### [TASK REQUIREMENTS]
Return, exactly as written, the lines that start at the one holding "Recreate this image as a Python" and end at the one holding "import plotly.graph_objects as go", with both of those lines kept. Skip any pictures.

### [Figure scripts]
----------
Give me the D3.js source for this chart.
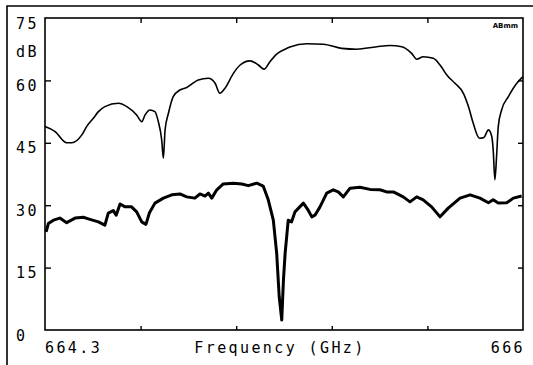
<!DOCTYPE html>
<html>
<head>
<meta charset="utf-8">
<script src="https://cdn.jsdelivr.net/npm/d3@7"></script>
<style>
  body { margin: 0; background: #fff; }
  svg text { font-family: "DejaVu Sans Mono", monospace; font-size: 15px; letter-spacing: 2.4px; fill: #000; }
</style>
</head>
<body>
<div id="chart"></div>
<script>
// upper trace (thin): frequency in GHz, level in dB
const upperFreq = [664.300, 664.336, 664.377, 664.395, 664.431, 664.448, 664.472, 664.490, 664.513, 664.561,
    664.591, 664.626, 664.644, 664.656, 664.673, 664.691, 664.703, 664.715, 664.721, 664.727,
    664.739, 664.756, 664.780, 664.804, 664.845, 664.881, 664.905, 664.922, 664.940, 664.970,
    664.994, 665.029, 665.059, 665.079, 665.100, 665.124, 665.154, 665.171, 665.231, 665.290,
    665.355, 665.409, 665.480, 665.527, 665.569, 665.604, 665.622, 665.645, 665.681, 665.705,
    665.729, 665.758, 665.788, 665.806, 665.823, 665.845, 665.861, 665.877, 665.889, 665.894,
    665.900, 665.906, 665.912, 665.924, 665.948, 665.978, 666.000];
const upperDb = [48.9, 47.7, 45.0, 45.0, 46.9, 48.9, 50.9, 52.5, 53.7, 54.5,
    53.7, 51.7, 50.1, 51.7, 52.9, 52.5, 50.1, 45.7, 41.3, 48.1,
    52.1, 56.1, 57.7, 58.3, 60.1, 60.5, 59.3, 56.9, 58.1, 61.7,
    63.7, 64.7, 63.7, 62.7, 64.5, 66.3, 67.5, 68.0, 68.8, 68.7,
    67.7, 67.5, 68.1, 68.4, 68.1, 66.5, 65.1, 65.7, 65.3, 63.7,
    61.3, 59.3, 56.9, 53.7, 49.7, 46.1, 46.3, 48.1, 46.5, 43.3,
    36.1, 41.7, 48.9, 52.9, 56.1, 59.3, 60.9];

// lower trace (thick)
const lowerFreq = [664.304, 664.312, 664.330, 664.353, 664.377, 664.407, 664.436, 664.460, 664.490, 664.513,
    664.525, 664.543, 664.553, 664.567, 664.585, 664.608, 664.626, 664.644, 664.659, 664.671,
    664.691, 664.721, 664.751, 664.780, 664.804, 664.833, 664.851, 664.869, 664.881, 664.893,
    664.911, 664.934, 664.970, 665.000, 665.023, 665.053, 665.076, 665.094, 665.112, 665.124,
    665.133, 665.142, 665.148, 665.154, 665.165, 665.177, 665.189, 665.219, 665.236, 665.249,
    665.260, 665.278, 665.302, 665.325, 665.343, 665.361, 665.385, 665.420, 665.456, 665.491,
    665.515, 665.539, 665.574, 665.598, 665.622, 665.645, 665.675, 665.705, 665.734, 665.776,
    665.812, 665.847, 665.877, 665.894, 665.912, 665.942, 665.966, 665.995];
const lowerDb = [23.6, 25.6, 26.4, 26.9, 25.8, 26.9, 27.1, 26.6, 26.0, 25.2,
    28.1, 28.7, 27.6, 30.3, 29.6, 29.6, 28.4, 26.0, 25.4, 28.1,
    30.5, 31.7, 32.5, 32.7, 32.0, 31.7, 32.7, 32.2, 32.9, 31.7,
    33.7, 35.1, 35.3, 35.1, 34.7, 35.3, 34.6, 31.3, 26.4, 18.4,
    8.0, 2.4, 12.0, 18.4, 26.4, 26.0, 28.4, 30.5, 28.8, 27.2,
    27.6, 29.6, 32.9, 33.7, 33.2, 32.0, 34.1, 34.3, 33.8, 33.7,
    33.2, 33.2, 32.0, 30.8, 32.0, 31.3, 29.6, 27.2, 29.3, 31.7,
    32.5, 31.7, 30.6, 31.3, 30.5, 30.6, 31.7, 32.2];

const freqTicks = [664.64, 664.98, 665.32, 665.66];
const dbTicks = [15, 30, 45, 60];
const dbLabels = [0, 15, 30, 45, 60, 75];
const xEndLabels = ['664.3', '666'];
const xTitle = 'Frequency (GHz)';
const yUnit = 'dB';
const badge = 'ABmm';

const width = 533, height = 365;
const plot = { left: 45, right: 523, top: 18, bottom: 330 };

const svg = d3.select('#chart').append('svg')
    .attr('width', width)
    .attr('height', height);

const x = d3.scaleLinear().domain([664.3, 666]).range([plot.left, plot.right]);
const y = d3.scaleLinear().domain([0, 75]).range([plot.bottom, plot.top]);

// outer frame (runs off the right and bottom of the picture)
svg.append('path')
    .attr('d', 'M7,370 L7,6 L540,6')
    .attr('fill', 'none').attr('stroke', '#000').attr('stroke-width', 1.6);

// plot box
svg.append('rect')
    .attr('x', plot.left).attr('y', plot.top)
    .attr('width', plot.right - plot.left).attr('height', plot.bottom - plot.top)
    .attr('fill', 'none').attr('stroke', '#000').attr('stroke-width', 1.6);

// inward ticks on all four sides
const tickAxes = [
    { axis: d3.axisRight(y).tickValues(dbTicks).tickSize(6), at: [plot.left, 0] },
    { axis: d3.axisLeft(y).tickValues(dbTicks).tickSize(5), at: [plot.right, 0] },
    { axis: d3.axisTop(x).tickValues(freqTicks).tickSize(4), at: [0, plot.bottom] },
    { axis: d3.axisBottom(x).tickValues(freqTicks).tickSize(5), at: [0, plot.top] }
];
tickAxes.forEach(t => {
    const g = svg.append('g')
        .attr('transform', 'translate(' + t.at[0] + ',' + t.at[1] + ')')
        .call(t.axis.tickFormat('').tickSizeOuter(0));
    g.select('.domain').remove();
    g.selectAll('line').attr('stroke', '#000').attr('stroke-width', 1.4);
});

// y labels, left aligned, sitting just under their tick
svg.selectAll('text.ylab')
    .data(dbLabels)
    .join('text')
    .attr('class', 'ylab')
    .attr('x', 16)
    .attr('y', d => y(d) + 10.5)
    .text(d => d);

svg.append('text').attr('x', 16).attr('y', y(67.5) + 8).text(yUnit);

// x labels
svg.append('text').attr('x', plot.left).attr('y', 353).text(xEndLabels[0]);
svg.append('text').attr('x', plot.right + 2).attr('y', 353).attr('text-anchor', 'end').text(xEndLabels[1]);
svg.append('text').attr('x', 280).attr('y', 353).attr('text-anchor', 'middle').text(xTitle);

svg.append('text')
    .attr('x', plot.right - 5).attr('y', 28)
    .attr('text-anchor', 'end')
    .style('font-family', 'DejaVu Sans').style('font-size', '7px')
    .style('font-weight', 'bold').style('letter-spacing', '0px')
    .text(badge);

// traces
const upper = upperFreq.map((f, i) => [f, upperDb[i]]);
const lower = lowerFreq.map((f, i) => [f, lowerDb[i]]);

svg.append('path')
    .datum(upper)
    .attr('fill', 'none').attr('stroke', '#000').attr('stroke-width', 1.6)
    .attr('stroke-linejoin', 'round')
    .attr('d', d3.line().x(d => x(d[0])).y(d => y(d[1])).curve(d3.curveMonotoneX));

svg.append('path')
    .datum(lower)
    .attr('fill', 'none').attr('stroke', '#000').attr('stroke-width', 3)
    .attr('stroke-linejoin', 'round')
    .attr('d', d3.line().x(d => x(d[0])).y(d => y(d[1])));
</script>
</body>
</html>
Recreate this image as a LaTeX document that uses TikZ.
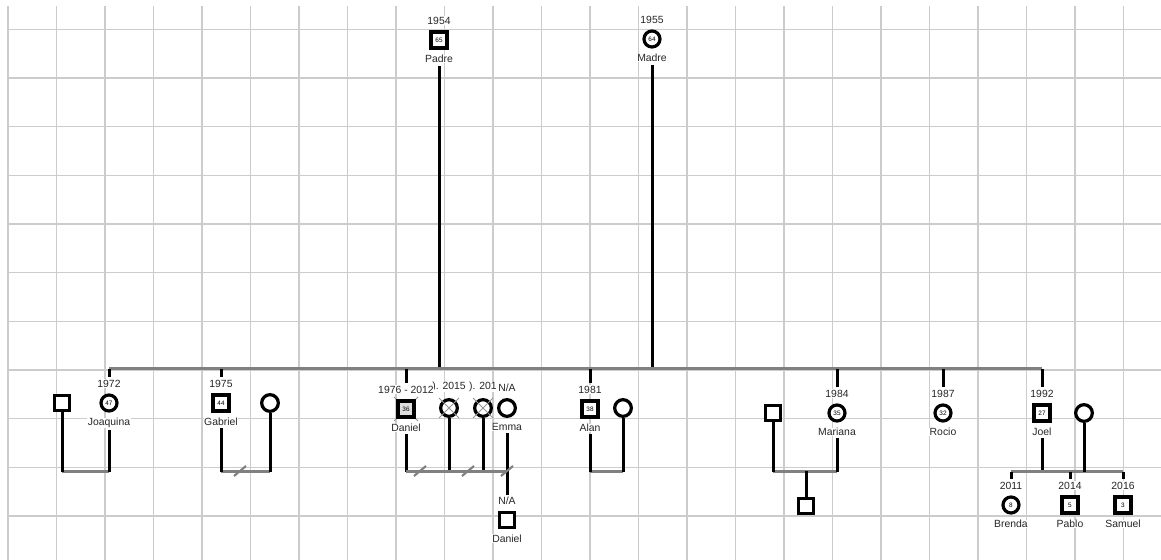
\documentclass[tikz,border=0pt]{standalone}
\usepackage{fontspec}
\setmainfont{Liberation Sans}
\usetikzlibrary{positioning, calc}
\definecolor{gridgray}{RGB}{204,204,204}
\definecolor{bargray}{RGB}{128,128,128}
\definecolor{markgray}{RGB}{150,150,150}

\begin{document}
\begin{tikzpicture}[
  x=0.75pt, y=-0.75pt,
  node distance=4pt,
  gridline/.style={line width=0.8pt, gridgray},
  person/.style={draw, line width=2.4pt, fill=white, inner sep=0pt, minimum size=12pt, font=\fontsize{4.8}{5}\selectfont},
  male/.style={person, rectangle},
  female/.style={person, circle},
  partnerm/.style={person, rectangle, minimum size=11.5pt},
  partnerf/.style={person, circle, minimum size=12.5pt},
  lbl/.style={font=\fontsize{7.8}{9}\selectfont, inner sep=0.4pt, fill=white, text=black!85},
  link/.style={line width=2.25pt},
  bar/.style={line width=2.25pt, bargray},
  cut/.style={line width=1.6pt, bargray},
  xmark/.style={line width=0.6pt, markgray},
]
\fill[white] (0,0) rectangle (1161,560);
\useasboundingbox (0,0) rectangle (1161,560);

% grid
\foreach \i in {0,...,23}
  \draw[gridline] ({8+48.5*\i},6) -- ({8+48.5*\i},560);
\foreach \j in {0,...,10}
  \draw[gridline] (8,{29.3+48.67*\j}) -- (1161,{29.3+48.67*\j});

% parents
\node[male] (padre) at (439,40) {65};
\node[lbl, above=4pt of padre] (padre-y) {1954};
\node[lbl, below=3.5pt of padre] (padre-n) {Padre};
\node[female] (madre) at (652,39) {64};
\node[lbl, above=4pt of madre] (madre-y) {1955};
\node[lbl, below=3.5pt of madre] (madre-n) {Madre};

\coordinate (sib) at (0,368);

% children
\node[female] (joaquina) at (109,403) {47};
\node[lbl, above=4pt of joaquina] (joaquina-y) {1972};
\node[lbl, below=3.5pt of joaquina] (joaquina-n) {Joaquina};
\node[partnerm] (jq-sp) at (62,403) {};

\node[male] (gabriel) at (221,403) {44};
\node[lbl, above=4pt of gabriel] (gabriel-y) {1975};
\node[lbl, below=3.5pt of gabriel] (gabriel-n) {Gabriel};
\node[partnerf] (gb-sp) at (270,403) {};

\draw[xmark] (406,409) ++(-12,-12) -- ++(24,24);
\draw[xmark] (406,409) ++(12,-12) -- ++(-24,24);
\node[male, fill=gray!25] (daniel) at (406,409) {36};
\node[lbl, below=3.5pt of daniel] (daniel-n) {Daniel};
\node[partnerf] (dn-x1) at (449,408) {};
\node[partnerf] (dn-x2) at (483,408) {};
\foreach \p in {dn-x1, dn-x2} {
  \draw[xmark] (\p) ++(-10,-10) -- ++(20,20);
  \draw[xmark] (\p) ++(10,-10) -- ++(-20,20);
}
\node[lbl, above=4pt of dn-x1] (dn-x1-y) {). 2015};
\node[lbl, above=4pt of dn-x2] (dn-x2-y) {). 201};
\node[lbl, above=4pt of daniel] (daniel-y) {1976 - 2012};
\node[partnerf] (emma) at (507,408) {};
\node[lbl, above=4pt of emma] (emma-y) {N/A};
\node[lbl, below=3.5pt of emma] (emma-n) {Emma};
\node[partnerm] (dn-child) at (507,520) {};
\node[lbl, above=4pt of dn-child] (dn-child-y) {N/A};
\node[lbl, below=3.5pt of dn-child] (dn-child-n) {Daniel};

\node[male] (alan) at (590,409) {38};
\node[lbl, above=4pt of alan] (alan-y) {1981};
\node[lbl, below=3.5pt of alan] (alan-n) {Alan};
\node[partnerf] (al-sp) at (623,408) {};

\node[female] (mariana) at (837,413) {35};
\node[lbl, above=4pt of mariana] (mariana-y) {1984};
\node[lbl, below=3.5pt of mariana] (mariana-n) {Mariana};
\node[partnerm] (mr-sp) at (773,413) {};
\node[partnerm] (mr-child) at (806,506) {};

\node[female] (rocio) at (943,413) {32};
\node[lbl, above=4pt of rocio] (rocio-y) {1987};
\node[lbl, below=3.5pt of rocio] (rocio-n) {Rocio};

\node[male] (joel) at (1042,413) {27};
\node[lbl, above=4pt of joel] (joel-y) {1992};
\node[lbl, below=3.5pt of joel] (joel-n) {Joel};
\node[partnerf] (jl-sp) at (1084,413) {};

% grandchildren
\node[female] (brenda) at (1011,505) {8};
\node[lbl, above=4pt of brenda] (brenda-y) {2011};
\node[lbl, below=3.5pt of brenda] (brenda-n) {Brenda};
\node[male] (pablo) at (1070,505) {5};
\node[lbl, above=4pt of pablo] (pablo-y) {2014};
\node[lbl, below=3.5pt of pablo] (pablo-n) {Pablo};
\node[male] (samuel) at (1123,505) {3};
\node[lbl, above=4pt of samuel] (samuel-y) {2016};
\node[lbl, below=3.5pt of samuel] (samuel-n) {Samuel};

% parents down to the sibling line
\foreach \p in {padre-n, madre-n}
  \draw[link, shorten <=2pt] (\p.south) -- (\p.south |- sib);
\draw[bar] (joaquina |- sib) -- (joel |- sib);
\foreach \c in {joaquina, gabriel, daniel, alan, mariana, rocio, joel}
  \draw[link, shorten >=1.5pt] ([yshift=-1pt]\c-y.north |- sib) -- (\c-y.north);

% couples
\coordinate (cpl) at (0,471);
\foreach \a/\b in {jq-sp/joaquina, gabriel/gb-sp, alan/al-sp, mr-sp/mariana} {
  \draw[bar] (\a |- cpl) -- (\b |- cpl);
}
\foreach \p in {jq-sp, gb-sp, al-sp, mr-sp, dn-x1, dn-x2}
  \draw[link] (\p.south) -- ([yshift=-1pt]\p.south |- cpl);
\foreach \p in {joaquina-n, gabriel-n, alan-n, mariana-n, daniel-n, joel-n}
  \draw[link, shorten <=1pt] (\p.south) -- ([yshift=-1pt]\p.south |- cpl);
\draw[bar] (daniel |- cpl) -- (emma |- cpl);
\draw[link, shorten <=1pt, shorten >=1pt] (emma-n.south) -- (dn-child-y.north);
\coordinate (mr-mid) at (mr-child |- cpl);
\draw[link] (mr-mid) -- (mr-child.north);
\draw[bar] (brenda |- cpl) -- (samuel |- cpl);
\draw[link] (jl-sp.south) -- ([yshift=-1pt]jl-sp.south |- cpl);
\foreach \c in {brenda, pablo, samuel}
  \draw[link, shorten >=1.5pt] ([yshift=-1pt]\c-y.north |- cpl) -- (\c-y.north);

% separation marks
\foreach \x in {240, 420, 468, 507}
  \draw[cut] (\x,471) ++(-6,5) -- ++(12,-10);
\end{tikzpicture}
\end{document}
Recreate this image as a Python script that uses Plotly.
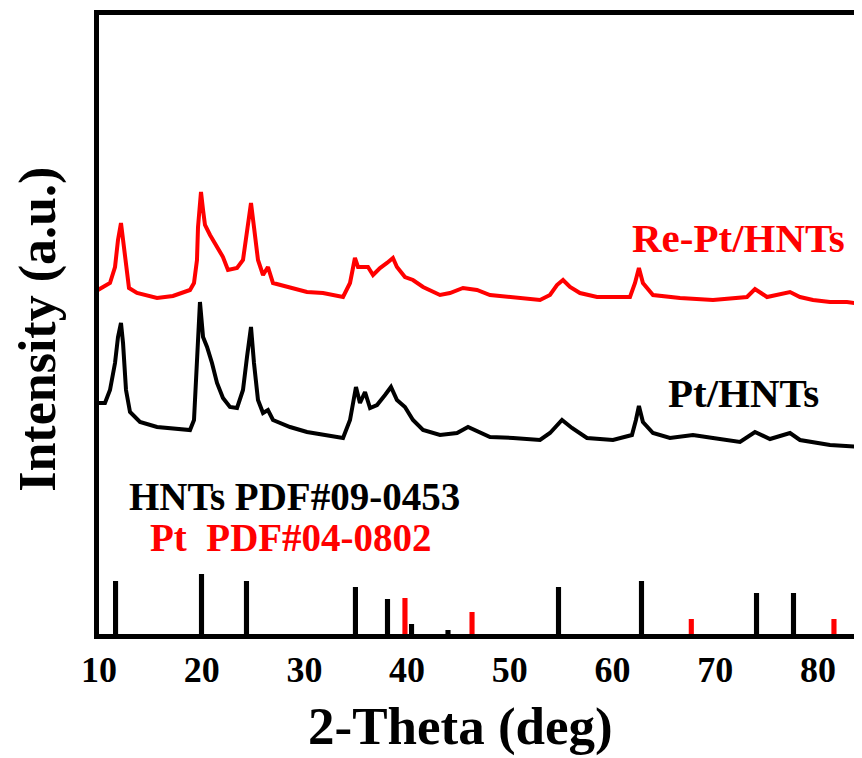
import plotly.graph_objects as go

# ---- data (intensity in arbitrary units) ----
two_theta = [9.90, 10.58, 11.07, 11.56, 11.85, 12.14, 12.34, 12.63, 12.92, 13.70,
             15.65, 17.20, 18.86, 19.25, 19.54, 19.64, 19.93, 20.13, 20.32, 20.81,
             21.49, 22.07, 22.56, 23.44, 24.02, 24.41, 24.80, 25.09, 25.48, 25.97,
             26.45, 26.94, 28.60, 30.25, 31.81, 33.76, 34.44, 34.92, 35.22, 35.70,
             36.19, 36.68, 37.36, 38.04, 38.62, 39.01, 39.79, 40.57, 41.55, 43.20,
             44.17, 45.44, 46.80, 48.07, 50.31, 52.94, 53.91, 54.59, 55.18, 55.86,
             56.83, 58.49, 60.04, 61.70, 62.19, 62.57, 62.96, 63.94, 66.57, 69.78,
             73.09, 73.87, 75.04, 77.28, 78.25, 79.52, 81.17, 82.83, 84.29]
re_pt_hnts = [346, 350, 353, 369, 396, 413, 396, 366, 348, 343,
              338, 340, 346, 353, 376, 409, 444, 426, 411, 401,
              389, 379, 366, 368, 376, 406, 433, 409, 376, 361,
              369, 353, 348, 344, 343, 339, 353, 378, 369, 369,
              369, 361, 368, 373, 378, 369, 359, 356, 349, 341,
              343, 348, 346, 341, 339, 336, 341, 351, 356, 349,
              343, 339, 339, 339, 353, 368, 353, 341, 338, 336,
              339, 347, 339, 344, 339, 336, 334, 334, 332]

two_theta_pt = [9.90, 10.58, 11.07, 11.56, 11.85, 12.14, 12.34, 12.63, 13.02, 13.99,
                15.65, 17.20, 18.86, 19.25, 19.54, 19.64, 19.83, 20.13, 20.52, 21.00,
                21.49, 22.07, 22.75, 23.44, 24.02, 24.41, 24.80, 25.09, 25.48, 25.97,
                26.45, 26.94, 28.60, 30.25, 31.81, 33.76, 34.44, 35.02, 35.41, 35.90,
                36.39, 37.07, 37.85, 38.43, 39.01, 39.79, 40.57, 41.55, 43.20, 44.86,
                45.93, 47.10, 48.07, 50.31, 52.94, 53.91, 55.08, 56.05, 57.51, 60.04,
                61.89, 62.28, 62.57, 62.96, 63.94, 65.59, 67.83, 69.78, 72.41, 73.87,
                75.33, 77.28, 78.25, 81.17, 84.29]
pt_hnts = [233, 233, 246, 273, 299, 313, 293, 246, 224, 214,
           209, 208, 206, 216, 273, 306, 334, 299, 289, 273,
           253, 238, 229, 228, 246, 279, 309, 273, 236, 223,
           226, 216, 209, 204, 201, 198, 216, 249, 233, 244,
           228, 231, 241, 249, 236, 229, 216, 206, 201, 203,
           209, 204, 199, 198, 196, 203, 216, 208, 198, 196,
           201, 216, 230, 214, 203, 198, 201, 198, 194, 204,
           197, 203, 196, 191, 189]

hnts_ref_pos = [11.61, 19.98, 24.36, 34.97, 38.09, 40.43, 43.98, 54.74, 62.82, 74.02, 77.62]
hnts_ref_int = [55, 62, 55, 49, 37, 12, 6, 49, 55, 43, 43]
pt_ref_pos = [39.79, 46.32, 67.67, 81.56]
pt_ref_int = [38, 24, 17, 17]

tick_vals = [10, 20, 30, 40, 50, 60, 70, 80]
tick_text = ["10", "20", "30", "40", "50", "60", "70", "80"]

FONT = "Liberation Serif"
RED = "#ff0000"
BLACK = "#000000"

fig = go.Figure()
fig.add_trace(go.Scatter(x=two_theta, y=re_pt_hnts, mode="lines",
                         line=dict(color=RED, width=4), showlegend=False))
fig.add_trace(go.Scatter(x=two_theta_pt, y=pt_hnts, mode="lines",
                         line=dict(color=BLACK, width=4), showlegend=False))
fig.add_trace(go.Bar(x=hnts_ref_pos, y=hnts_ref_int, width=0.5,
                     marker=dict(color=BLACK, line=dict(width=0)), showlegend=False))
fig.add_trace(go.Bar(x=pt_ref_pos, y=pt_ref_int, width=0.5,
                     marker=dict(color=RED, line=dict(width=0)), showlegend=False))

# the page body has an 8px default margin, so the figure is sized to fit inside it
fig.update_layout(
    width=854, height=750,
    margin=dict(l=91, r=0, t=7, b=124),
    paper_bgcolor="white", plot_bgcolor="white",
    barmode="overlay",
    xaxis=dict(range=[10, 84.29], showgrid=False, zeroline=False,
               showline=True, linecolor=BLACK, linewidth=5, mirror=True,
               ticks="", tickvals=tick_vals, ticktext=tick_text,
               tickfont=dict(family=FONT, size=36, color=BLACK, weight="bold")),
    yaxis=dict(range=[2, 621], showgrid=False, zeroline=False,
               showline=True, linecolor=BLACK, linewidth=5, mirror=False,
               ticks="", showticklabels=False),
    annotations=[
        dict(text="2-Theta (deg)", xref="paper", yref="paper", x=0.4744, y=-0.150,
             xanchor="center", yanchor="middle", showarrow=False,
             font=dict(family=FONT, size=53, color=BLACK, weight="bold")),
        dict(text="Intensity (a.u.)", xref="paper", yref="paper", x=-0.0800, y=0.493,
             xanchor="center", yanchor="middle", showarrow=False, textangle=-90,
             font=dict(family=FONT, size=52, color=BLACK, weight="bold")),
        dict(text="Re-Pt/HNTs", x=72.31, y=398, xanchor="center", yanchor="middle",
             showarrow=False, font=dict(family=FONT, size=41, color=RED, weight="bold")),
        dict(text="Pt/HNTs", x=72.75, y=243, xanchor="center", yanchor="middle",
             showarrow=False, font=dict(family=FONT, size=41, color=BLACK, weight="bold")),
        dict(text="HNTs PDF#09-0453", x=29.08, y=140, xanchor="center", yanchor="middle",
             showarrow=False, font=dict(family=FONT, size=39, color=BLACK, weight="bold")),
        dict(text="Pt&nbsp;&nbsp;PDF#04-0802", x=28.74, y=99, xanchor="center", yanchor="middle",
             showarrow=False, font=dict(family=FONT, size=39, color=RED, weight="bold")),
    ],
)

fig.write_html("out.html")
----------
### [WRITTEN ANSWER]
Recreate this image as a Python script that uses Plotly.
import plotly.graph_objects as go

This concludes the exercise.